The shortlist for the literary award, announced on Thursday, includes The War of the Poor, a story of religion and revolution by France's Eric Vuillard, In Memory of Memory by Russian writer Maria Stepanova and imaginative short-story collection The Dangers of Smoking in Bed by Argentina's Mariana Enriquez.
The other finalists are war story At Night All Blood is Black, by France's David Diop, science-themed story collection When We Cease to Understand the World by Chile's Benjamin Labatut and futuristic workplace novel The Employees by Danish writer Olga Ravn.
The award, run alongside the Booker Prize for English-language fiction, is given annually to a work of fiction in any language that is translated into English and published in the UK or Ireland.

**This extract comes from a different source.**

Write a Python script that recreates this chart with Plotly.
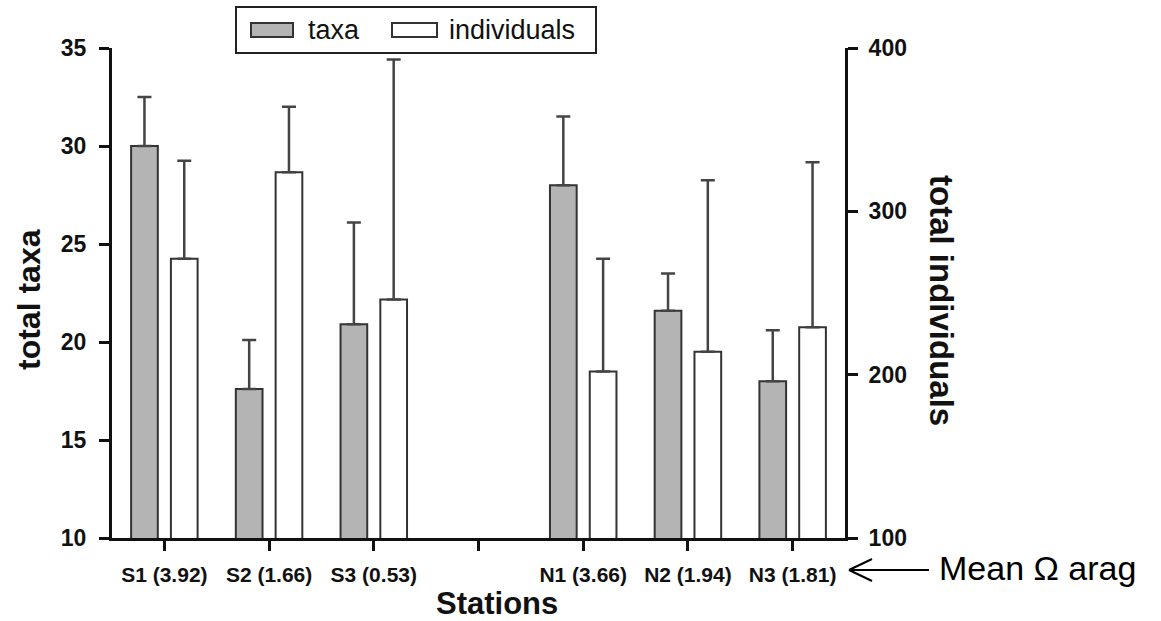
import plotly.graph_objects as go

# ---- data ----
tick_labels = ["S1 (3.92)", "S2 (1.66)", "S3 (0.53)", "", "N1 (3.66)", "N2 (1.94)", "N3 (1.81)"]
stations = [t for t in tick_labels if t]
taxa = [30.0, 17.6, 20.9, 28.0, 21.6, 18.0]
taxa_err = [2.5, 2.5, 5.2, 3.5, 1.9, 2.6]
individuals = [271, 324, 246, 202, 214, 229]
individuals_err = [60, 40, 147, 69, 105, 101]
left_ticks = [10, 15, 20, 25, 30, 35]
right_ticks = [100, 200, 300, 400]

x_pos = [i for i, t in enumerate(tick_labels) if t]

FONT = "Liberation Sans, Arial, Helvetica, sans-serif"
TXT = "#111111"

# plot area in pixels
W, H = 1161, 621
L, R, T, B = 112, 845, 48, 538


def px(x):
    return (x - L) / (R - L)


def py(y):
    return (B - y) / (B - T)


bw = 0.255
fig = go.Figure()
fig.add_trace(go.Bar(
    x=x_pos, y=taxa, name="taxa", width=bw, offset=-0.19 - bw / 2,
    marker=dict(color="#b4b4b4", line=dict(color="#333333", width=2)),
    error_y=dict(type="data", symmetric=False, array=taxa_err,
                 arrayminus=[0] * len(taxa), color="#444444", thickness=2.5, width=7),
    showlegend=False, yaxis="y",
    customdata=stations,
))
fig.add_trace(go.Bar(
    x=x_pos, y=individuals, name="individuals", width=bw, offset=0.19 - bw / 2,
    marker=dict(color="#ffffff", line=dict(color="#333333", width=2)),
    error_y=dict(type="data", symmetric=False, array=individuals_err,
                 arrayminus=[0] * len(individuals), color="#444444", thickness=2.5, width=7),
    showlegend=False, yaxis="y2",
    customdata=stations,
))

fig.update_layout(
    width=W, height=H,
    margin=dict(l=L, r=W - R, t=T, b=H - B, autoexpand=False),
    paper_bgcolor="white", plot_bgcolor="white",
    barmode="overlay",
    font=dict(family=FONT, color=TXT),
    xaxis=dict(
        range=[-0.5, 6.5], tickmode="array", tickvals=list(range(len(tick_labels))),
        ticktext=tick_labels, showgrid=False, zeroline=False,
        showline=True, linecolor="#111111", linewidth=3,
        ticks="outside", ticklen=10, tickwidth=3, tickcolor="#111111",
        tickfont=dict(size=21, weight="bold", color=TXT, family=FONT),
        ticklabelstandoff=6,
    ),
    yaxis=dict(
        range=[10, 35], tickmode="array", tickvals=left_ticks,
        showgrid=False, zeroline=False,
        showline=True, linecolor="#111111", linewidth=3,
        ticks="outside", ticklen=10, tickwidth=3, tickcolor="#111111",
        tickfont=dict(size=23, weight="bold", color=TXT, family=FONT),
        ticklabelstandoff=8,
    ),
    yaxis2=dict(
        range=[100, 400], tickmode="array", tickvals=right_ticks,
        overlaying="y", side="right", anchor="x",
        showgrid=False, zeroline=False,
        showline=True, linecolor="#111111", linewidth=3,
        ticks="outside", ticklen=10, tickwidth=3, tickcolor="#111111",
        tickfont=dict(size=23, weight="bold", color=TXT, family=FONT),
        ticklabelstandoff=6,
    ),
)

ann = []
# axis titles
ann.append(dict(text="<b>total taxa</b>", x=px(29), y=py(300), xref="paper", yref="paper",
                textangle=-90, showarrow=False, font=dict(size=32, color=TXT, family=FONT),
                xanchor="center", yanchor="middle"))
ann.append(dict(text="<b>total individuals</b>", x=px(942), y=py(300), xref="paper", yref="paper",
                textangle=90, showarrow=False, font=dict(size=33, color=TXT, family=FONT),
                xanchor="center", yanchor="middle"))
ann.append(dict(text="<b>Stations</b>", x=px(497), y=py(603), xref="paper", yref="paper",
                showarrow=False, font=dict(size=31, color=TXT, family=FONT),
                xanchor="center", yanchor="middle"))
ann.append(dict(text="Mean Ω arag", x=px(937), y=py(568), xref="paper", yref="paper",
                showarrow=False, font=dict(size=34, color="#000000", family=FONT),
                xanchor="left", yanchor="middle"))
# legend texts
ann.append(dict(text="taxa", x=px(306), y=py(30), xref="paper", yref="paper",
                showarrow=False, font=dict(size=27, color=TXT, family=FONT),
                xanchor="left", yanchor="middle"))
ann.append(dict(text="individuals", x=px(447), y=py(30), xref="paper", yref="paper",
                showarrow=False, font=dict(size=27, color=TXT, family=FONT),
                xanchor="left", yanchor="middle"))

shapes = []
# legend box
shapes.append(dict(type="rect", xref="paper", yref="paper", x0=px(236), x1=px(596),
                   y0=py(53), y1=py(7), line=dict(color="#222222", width=2), fillcolor="white"))
shapes.append(dict(type="rect", xref="paper", yref="paper", x0=px(251), x1=px(293),
                   y0=py(37), y1=py(23), line=dict(color="#333333", width=2), fillcolor="#b4b4b4"))
shapes.append(dict(type="rect", xref="paper", yref="paper", x0=px(392), x1=px(437),
                   y0=py(37), y1=py(23), line=dict(color="#333333", width=2), fillcolor="white"))
# arrow
ay = 570
for (x0, y0, x1, y1) in [(849, ay, 929, ay), (849, ay, 872, ay - 11), (849, ay, 872, ay + 11)]:
    shapes.append(dict(type="line", xref="paper", yref="paper", x0=px(x0), y0=py(y0),
                       x1=px(x1), y1=py(y1), line=dict(color="#000000", width=2)))

fig.update_layout(annotations=ann, shapes=shapes)
fig.write_html("out.html")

The contenders often include writers who are widely read in their own languages but less known in English. Four of this year’s six shortlisted authors have never been published in English before.
Several internationally renowned writers who were on the 13-book longlist failed to make the cut, including Chinese writer Can Xue, Kenyan author Ngugi wa Thiong'o and Palestinian author Adania Shibli.
Shibli's Minor Detail, which was translated from Arabic by Elisabeth Jaquette, was the only regional title to make the longlist.
The winner will be announced on Wednesday, June 2, with the prize money split between the winning book’s author and its translator.
British author Lucy Hughes-Hallett, who is chairing the panel of judges, said the list showed that some of the most exciting new writing is going on “in the borderlands” between fiction and other genres, such as history and memoir.
Vuillard’s book is about a real 16th-century German theologian, Ravn’s workplace novel is set on a spaceship in the 22nd century and Diop’s story of Senegalese soldiers in the First World War is so “wildly imaginative … when I first read it I almost thought I was having a nightmare", Hughes-Hallett said.
“What we concluded in the end is that this is a fantastically vital and vigorous aspect of the way fiction is being written at the moment," she said. "People are really pushing at the boundaries.”